St. Töniser Schüler fahren nach Auschwitz
Schon zum dritten Mal besucht eine Gruppe des Michael-Ende-Gymnasiums das ehemalige Konzentrationslager. Die Teilnehmer haben sich mental vorbereitet.
St. Tönis. Die Frage, was man für eine fünftägige Kurzreise in seinen Koffer packt, ist mit Blick auf den Wettertrend mehr oder weniger zügig zu beantworten. Aber wie wappnet man sich für eine Reise, die einen an Orte führt, die für Gräueltaten von Menschen stehen, an denen Kinder, Männer, Frauen gequält und ermordet wurden, eine Reise zum Vernichtungslager Auschwitz-Birkenau?
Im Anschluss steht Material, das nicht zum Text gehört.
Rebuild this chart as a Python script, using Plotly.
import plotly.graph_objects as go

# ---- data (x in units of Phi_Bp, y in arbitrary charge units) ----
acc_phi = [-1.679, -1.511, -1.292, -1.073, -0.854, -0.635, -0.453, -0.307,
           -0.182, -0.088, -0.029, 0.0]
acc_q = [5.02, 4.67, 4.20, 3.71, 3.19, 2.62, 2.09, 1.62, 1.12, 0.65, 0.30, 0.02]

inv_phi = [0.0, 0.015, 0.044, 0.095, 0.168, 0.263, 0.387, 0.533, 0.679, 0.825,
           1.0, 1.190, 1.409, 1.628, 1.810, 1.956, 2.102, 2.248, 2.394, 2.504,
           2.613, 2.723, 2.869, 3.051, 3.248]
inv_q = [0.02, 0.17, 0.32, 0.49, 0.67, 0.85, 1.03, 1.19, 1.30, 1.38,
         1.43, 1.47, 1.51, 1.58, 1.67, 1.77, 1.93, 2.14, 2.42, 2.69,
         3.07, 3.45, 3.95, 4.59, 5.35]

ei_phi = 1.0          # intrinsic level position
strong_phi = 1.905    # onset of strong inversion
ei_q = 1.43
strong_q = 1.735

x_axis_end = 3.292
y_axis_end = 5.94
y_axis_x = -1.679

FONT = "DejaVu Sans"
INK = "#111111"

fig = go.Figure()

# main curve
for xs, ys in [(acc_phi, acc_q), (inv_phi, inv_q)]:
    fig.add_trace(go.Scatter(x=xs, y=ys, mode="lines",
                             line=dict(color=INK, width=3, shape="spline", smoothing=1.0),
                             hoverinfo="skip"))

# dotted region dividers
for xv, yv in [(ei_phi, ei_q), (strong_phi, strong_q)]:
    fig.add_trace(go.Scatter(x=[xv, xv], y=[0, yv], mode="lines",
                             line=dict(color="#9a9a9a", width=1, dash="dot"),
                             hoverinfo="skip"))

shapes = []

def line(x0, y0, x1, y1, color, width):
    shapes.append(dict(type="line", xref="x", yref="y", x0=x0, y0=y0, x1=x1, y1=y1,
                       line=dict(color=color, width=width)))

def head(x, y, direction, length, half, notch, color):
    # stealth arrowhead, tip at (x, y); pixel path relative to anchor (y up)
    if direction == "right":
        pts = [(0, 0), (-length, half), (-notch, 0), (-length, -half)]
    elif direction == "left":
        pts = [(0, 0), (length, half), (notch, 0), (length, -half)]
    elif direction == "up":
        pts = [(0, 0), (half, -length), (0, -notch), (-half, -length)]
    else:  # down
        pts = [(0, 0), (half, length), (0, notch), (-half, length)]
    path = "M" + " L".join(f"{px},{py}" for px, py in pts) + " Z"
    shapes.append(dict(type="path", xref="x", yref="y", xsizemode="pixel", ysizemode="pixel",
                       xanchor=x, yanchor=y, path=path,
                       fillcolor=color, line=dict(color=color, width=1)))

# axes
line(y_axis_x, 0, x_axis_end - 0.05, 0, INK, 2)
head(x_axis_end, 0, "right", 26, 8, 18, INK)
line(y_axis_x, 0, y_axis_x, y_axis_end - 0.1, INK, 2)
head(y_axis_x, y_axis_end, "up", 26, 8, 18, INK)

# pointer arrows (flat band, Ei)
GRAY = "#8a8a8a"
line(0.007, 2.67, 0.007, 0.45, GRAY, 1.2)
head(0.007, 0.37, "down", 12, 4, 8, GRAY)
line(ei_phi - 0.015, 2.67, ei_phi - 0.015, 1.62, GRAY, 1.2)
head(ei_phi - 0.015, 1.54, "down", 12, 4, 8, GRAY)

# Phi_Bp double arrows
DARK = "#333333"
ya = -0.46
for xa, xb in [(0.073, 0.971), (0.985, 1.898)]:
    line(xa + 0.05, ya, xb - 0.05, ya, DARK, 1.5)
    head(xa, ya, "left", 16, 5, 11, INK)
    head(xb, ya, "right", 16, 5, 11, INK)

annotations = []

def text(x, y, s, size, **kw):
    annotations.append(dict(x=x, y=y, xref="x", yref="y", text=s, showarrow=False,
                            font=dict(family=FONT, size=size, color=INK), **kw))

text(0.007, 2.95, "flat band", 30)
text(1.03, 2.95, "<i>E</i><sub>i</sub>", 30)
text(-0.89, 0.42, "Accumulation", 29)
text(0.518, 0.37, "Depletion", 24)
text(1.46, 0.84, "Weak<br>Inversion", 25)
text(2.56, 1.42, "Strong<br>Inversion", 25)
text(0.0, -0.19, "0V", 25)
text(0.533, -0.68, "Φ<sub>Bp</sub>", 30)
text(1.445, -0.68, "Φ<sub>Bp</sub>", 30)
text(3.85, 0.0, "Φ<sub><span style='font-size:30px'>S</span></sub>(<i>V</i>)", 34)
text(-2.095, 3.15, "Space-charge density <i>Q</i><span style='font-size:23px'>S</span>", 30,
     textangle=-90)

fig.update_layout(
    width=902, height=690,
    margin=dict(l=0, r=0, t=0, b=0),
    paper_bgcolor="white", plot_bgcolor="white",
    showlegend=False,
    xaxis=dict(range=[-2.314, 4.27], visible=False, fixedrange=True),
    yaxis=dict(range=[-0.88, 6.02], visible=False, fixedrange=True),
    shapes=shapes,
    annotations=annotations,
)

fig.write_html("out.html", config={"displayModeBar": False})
22 Schüler des Michael-Ende-Gymnasiums (MEG) lassen sich auf diese Erfahrung ein, nehmen über das kommende Wochenende an einem Seminar der Karl-Arnold-Stiftung für politisch interessierte Schüler teil. Diese dritte Auschwitz-Fahrt des MEG, das dieses Angebot als Erinnerungskultur 2015 im Schulprogramm verankert hat, haben die Lehrer Dieter Bergau, Daniel Wirth und Nicole De Bruyn vorbereitet. Organisatorisch ist die Planung für Geschichts- und Philosophielehrer Wirth schon Routine. Die Herausforderung vor Ort, offen für die Emotionalität der Schüler zu bleiben, richtig auf sie zu reagieren und sie angemessen aufzufangen, ist es nicht.
Konstantin, der wie die anderen Seminarteilnehmer in zwei Wochen die ersten Vorabi-Klausuren schreiben wird, hat im vorigen Jahr erlebt, wie genau diese Fahrt und die vor Ort gemachten Erfahrungen seinen Bruder „schockiert und verändert haben. Sie hat seine Einstellung zum Leben verändert, ihn reifer gemacht.“
Konstantin fühlt sich gut vorbereitet: Sein Interesse an Geschichte, die Belegung des Geschichtsleistungskurses gibt ihm ein gutes Wissensgerüst mit vielen Daten und Fakten. „Aber wie ich auf Einzelschicksale reagieren werde, von denen wir dort erfahren werden, das weiß ich nicht.“
Jonas ist durch den Tag des Gedenkens an die Opfer des Nationalsozialismus am 27. Januar „noch einmal klar geworden, warum ich mitfahre. Ich rechne damit, dass es mich emotional packt.“ Wenn man sich dem Thema geschichtswissenschaftlich nähere, sei das etwas anderes, als wenn man das menschlich tue.
Konstantin möchte sein „Wissen aus Büchern mit dem realen Eindruck verknüpfen“. Er macht zurzeit einen „Rechtsruck in der Gesellschaft“ aus. „In dieser Zeit ist so eine Fahrt noch wertvoller. Auch wenn wir nur 22 Schüler sind, wir dokumentieren diese Fahrt, wir reden darüber und erreichen so viele andere. Das ist doch eine gute Präventivmaßnahme.“
Jonas ist auf die Begegnung mit einem Zeitzeugen gespannt. Konstantin glaubt, dass der besuch des Vernichtungslagers Auschwitz-Birkenau die „bedrückendste Erfahrung“ werden wird. Lena erwartet, dass ihr der Besuch dort noch einmal einen ganz anderen Blick ermöglicht. Christian interessiert sich für die dokumentieren Einzelschicksale.
Teresas Tante war schon in Auschwitz. Sie hat ihrer Nichte die Mitfahrt ans Herz gelegt. Auch die Eltern von Lena wollten ihrer Tochter die Fahrt unbedingt ermöglichen. Den Vater von Fritz imponiert, dass sein Sohn mitfährt und er sich für dieses Thema öffnet.
Morgen früh hebt der Flieger der Tönisvorster ab. Ihre Koffer sind vorbereitet. Ihre Gemüter sind es auch.